____ Dataset section

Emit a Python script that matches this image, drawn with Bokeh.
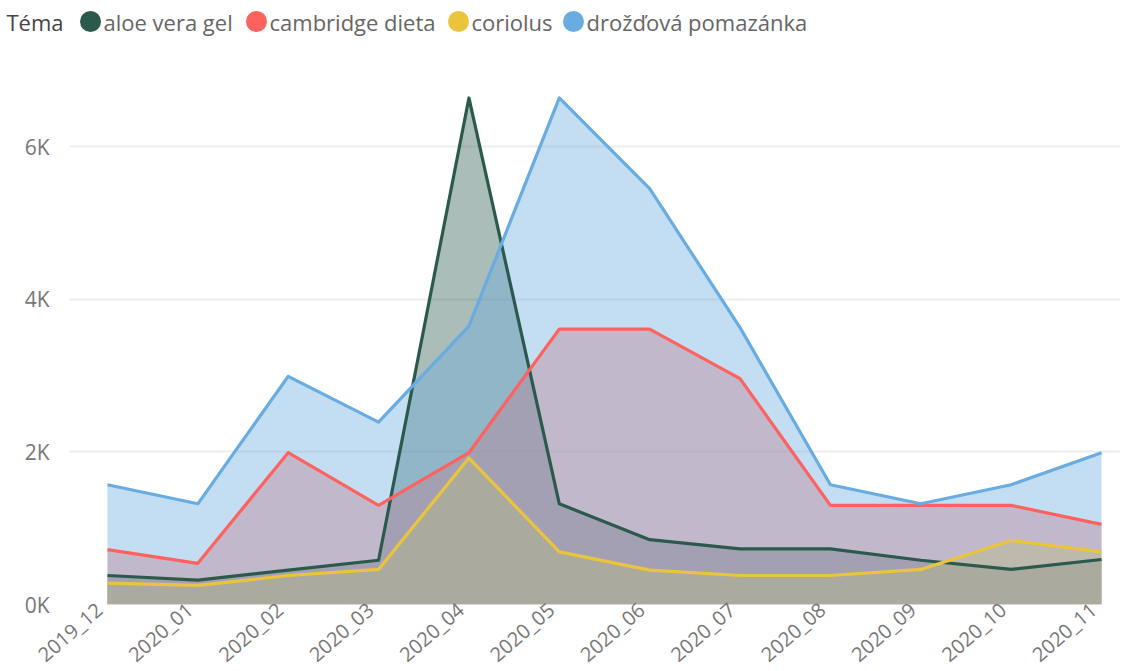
import math
from bokeh.plotting import figure
from bokeh.layouts import column
from bokeh.models import Range1d, FixedTicker, LinearAxis
from bokeh.core.properties import value
from bokeh.embed import file_html
from bokeh.resources import INLINE

# ---- data ----
months = ["2019_12", "2020_01", "2020_02", "2020_03", "2020_04", "2020_05",
          "2020_06", "2020_07", "2020_08", "2020_09", "2020_10", "2020_11"]
aloe_vera_gel = [380, 320, 450, 580, 6640, 1320, 850, 730, 730, 580, 460, 590]
cambridge_dieta = [720, 540, 1990, 1300, 1990, 3610, 3610, 2960, 1300, 1300, 1300, 1050]
coriolus = [280, 250, 380, 460, 1920, 690, 450, 380, 380, 460, 840, 690]
drozdova_pomazanka = [1570, 1320, 2990, 2390, 3650, 6640, 5450, 3630, 1570, 1320, 1570, 1990]

series_names = ["aloe vera gel", "cambridge dieta", "coriolus", "drožďová pomazánka"]
series_values = [aloe_vera_gel, cambridge_dieta, coriolus, drozdova_pomazanka]
colors = ["#2B5A4D", "#FD625E", "#EBC43E", "#68ACE2"]
legend_title = "Téma"
y_ticks = [0, 2000, 4000, 6000]
y_tick_labels = ["0K", "2K", "4K", "6K"]

FONT = "Open Sans"
x = list(range(len(months)))

LEFT = 69
FRAME_W = 1051
LEG_Y = 19
X0, X1 = -0.42, 11.21
LABEL_SHIFT = 0.09  # rotated month labels sit slightly left of their points

# ---- legend strip (data units == pixels) ----
leg = figure(frame_width=FRAME_W, frame_height=40, output_backend="svg",
             toolbar_location=None,
             x_range=Range1d(LEFT, LEFT + FRAME_W), y_range=Range1d(0, 40),
             min_border_left=LEFT, min_border_right=0, min_border_top=0,
             min_border_bottom=0, outline_line_color=None)
leg.xaxis.visible = False
leg.grid.visible = False
# legend title rendered as the single label of the strip's left axis
leg.yaxis.ticker = FixedTicker(ticks=[LEG_Y])
leg.yaxis.major_label_overrides = {LEG_Y: legend_title}
leg.yaxis.axis_line_color = None
leg.yaxis.major_tick_line_color = None
leg.yaxis.minor_tick_line_color = None
leg.yaxis.major_tick_out = 0
leg.yaxis.major_tick_in = 0
leg.yaxis.major_label_standoff = 6
leg.yaxis.major_label_text_font = FONT
leg.yaxis.major_label_text_font_size = "22px"
leg.yaxis.major_label_text_color = "#444444"

circle_x = [90, 256, 458, 573]
for cx, name, col in zip(circle_x, series_names, colors):
    leg.scatter(x=[cx], y=[LEG_Y], size=21, marker="circle",
                fill_color=col, line_color=None)
    leg.text(x=[cx + 13], y=[LEG_Y], text=[name], text_font=value(FONT),
             text_font_size="22px", text_color="#666666",
             text_align="left", text_baseline="middle")

# ---- main chart ----
p = figure(frame_width=FRAME_W, frame_height=534, output_backend="svg",
           toolbar_location=None, x_axis_location=None,
           x_range=Range1d(X0, X1), y_range=Range1d(0, 7000),
           min_border_left=LEFT, min_border_right=0, min_border_top=30,
           min_border_bottom=64, outline_line_color=None)
p.extra_x_ranges = {"lbl": Range1d(X0 + LABEL_SHIFT, X1 + LABEL_SHIFT)}

for vals, col in zip(series_values, colors):
    p.varea(x=x, y1=[0] * len(vals), y2=vals, fill_color=col, fill_alpha=0.4)
for vals, col in zip(series_values, colors):
    p.line(x=x, y=vals, line_color=col, line_width=3.2, line_join="round")

p.xgrid.visible = False
p.ygrid.grid_line_color = "#EDEDED"
p.ygrid.grid_line_width = 2
p.ygrid.ticker = FixedTicker(ticks=y_ticks)

p.yaxis.ticker = FixedTicker(ticks=y_ticks)
p.yaxis.major_label_overrides = {t: l for t, l in zip(y_ticks, y_tick_labels)}
p.yaxis.axis_line_color = None
p.yaxis.major_tick_line_color = None
p.yaxis.minor_tick_line_color = None
p.yaxis.major_tick_out = 0
p.yaxis.major_tick_in = 0
p.yaxis.major_label_standoff = 20
p.yaxis.major_label_text_font = FONT
p.yaxis.major_label_text_font_size = "21px"
p.yaxis.major_label_text_color = "#777777"

xaxis = LinearAxis(x_range_name="lbl", ticker=FixedTicker(ticks=x),
                   major_label_overrides={i: m for i, m in zip(x, months)},
                   axis_line_color=None, major_tick_line_color=None,
                   minor_tick_line_color=None, major_tick_out=0, major_tick_in=0,
                   major_label_orientation=math.radians(41),
                   major_label_standoff=2,
                   major_label_text_font=FONT,
                   major_label_text_font_size="20px",
                   major_label_text_color="#777777")
p.add_layout(xaxis, "below")

layout = column(leg, p, spacing=0)
open("out.html", "w").write(file_html(layout, INLINE))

________

Task prompt: Restate each line from the start of the listing through the line bearing "LABEL_SHIFT = 0.09" word for word. Drop the pictures.

Task response:
Emit a Python script that matches this image, drawn with Bokeh.
import math
from bokeh.plotting import figure
from bokeh.layouts import column
from bokeh.models import Range1d, FixedTicker, LinearAxis
from bokeh.core.properties import value
from bokeh.embed import file_html
from bokeh.resources import INLINE

# ---- data ----
months = ["2019_12", "2020_01", "2020_02", "2020_03", "2020_04", "2020_05",
          "2020_06", "2020_07", "2020_08", "2020_09", "2020_10", "2020_11"]
aloe_vera_gel = [380, 320, 450, 580, 6640, 1320, 850, 730, 730, 580, 460, 590]
cambridge_dieta = [720, 540, 1990, 1300, 1990, 3610, 3610, 2960, 1300, 1300, 1300, 1050]
coriolus = [280, 250, 380, 460, 1920, 690, 450, 380, 380, 460, 840, 690]
drozdova_pomazanka = [1570, 1320, 2990, 2390, 3650, 6640, 5450, 3630, 1570, 1320, 1570, 1990]

series_names = ["aloe vera gel", "cambridge dieta", "coriolus", "drožďová pomazánka"]
series_values = [aloe_vera_gel, cambridge_dieta, coriolus, drozdova_pomazanka]
colors = ["#2B5A4D", "#FD625E", "#EBC43E", "#68ACE2"]
legend_title = "Téma"
y_ticks = [0, 2000, 4000, 6000]
y_tick_labels = ["0K", "2K", "4K", "6K"]

FONT = "Open Sans"
x = list(range(len(months)))

LEFT = 69
FRAME_W = 1051
LEG_Y = 19
X0, X1 = -0.42, 11.21
LABEL_SHIFT = 0.09  # rotated month labels sit slightly left of their points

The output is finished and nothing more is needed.